* _Stated goal_
Set down the data below from its first line to the line holding "const edgesConverged = [5.333, 9.333];", inclusive; omit all pictures.

-- Collected data start --

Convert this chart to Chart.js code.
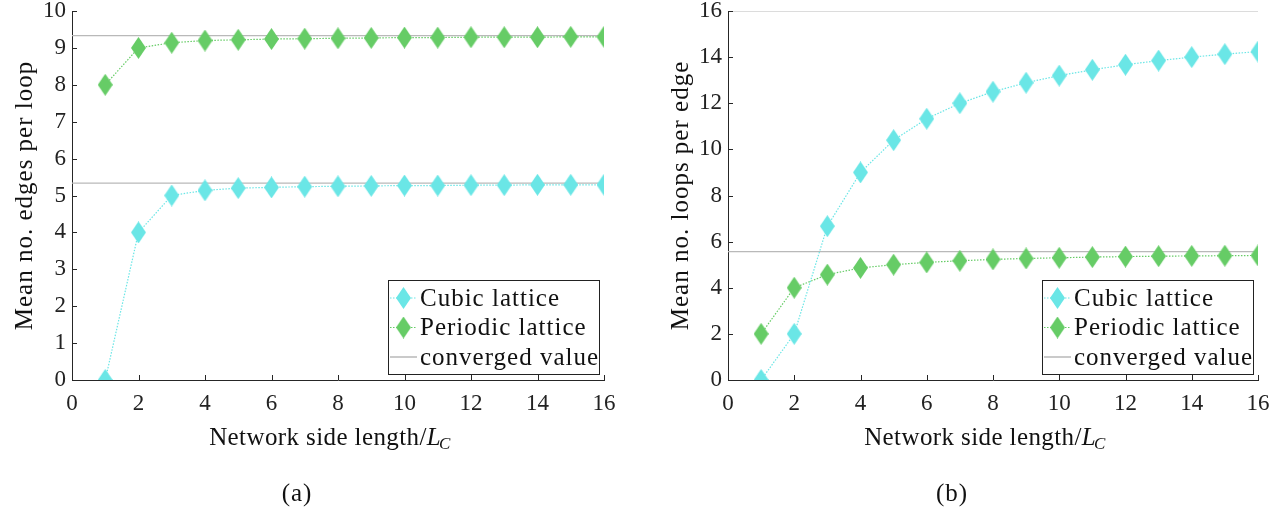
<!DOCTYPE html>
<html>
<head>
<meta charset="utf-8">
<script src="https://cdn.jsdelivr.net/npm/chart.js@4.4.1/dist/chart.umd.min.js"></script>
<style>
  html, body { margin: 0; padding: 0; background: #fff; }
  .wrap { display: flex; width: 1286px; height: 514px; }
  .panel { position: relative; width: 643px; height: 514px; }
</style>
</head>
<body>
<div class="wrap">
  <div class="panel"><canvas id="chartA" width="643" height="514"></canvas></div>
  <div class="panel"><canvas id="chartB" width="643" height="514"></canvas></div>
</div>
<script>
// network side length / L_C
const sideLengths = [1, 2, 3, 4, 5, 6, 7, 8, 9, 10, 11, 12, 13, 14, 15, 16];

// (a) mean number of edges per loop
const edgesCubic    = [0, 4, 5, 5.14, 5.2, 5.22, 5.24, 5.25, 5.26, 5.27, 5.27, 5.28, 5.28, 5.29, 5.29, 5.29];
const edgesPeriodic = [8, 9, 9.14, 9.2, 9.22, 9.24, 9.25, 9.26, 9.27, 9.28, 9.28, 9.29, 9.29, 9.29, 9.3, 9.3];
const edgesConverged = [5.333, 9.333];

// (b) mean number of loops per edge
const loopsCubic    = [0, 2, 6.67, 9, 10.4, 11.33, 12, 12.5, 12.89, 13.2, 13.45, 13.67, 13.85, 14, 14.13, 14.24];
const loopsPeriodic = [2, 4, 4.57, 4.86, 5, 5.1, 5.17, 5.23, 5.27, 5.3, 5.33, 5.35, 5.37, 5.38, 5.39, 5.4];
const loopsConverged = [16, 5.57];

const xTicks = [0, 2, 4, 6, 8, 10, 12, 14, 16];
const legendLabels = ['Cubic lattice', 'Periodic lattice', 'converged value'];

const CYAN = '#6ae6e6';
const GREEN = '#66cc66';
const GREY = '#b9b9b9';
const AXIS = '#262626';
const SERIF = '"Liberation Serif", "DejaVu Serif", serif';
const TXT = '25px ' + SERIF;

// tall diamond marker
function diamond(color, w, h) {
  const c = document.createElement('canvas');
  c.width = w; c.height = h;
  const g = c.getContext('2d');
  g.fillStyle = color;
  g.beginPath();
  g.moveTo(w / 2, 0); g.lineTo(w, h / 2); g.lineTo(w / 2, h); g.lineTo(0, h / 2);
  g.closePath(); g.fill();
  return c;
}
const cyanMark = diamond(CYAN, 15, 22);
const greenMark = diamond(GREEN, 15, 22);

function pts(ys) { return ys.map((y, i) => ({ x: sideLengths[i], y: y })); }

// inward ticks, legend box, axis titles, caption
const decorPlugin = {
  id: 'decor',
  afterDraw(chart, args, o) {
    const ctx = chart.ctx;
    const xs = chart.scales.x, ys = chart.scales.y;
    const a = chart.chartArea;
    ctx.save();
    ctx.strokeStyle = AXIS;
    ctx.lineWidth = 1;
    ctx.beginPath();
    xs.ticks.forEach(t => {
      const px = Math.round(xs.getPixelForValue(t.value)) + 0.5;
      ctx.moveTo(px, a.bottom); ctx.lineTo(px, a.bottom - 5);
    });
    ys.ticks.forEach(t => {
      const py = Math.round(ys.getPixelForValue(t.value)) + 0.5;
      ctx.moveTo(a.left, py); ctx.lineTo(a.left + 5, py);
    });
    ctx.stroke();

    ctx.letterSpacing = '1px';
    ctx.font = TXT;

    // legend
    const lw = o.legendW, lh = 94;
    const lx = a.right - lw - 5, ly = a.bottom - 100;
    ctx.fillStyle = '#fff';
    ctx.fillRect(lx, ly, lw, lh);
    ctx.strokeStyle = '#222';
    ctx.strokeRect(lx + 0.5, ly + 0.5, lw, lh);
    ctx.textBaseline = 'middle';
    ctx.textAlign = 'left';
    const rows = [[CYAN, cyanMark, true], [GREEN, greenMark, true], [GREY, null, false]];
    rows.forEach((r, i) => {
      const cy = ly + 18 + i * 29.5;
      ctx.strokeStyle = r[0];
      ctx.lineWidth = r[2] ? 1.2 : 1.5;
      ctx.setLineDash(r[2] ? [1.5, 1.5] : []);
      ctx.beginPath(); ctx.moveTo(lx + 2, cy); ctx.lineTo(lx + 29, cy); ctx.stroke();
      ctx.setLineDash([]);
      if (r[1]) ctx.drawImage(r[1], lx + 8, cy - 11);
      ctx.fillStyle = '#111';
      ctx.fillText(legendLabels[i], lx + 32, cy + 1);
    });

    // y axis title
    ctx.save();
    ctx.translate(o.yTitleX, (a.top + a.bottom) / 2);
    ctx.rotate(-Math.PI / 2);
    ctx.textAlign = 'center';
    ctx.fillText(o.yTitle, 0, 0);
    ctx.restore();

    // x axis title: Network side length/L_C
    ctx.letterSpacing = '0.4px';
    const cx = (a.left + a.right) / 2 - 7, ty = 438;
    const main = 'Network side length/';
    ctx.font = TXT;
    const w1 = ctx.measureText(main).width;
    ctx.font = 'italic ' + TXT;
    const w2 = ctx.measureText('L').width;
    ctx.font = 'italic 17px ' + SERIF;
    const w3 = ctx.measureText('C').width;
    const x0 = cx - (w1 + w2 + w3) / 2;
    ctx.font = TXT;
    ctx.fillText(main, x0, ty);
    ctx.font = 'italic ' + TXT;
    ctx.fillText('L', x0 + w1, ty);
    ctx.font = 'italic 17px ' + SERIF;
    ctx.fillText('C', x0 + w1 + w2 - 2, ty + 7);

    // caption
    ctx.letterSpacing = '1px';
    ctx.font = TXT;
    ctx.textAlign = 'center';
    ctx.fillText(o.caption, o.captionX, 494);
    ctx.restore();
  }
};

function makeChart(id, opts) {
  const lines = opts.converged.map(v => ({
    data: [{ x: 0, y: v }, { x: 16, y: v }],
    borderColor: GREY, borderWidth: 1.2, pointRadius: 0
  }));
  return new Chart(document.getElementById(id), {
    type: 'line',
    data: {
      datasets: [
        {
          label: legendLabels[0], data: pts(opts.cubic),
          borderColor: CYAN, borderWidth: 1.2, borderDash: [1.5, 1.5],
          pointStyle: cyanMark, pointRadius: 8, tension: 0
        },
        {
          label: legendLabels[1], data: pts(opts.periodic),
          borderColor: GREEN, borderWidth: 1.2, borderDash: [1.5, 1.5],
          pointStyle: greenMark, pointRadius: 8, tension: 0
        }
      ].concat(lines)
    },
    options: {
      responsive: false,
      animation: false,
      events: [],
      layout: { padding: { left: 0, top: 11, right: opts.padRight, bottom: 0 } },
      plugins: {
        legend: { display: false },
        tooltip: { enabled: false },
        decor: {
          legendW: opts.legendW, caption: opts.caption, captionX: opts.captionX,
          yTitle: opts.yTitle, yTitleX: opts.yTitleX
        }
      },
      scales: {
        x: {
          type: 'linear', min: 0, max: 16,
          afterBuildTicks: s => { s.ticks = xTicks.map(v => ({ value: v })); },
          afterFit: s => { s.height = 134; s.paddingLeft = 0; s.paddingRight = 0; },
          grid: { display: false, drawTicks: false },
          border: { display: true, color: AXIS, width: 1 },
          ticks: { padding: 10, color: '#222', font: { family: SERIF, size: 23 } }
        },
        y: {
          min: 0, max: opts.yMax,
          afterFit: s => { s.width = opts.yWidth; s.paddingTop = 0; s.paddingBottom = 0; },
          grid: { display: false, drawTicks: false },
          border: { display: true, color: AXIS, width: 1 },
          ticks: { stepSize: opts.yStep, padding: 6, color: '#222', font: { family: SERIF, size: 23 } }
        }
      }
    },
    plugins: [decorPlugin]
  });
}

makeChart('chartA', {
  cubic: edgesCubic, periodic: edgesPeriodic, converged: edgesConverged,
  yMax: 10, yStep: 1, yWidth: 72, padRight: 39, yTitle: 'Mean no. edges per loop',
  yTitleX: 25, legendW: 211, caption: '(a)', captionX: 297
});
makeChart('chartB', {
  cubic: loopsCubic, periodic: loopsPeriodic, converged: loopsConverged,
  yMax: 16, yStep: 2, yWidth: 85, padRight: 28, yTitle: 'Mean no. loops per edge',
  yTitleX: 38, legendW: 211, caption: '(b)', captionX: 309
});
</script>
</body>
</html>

-- Collected data end --

* _Reply to the task_
Convert this chart to Chart.js code.
<!DOCTYPE html>
<html>
<head>
<meta charset="utf-8">
<script src="https://cdn.jsdelivr.net/npm/chart.js@4.4.1/dist/chart.umd.min.js"></script>
<style>
  html, body { margin: 0; padding: 0; background: #fff; }
  .wrap { display: flex; width: 1286px; height: 514px; }
  .panel { position: relative; width: 643px; height: 514px; }
</style>
</head>
<body>
<div class="wrap">
  <div class="panel"><canvas id="chartA" width="643" height="514"></canvas></div>
  <div class="panel"><canvas id="chartB" width="643" height="514"></canvas></div>
</div>
<script>
// network side length / L_C
const sideLengths = [1, 2, 3, 4, 5, 6, 7, 8, 9, 10, 11, 12, 13, 14, 15, 16];

// (a) mean number of edges per loop
const edgesCubic    = [0, 4, 5, 5.14, 5.2, 5.22, 5.24, 5.25, 5.26, 5.27, 5.27, 5.28, 5.28, 5.29, 5.29, 5.29];
const edgesPeriodic = [8, 9, 9.14, 9.2, 9.22, 9.24, 9.25, 9.26, 9.27, 9.28, 9.28, 9.29, 9.29, 9.29, 9.3, 9.3];
const edgesConverged = [5.333, 9.333];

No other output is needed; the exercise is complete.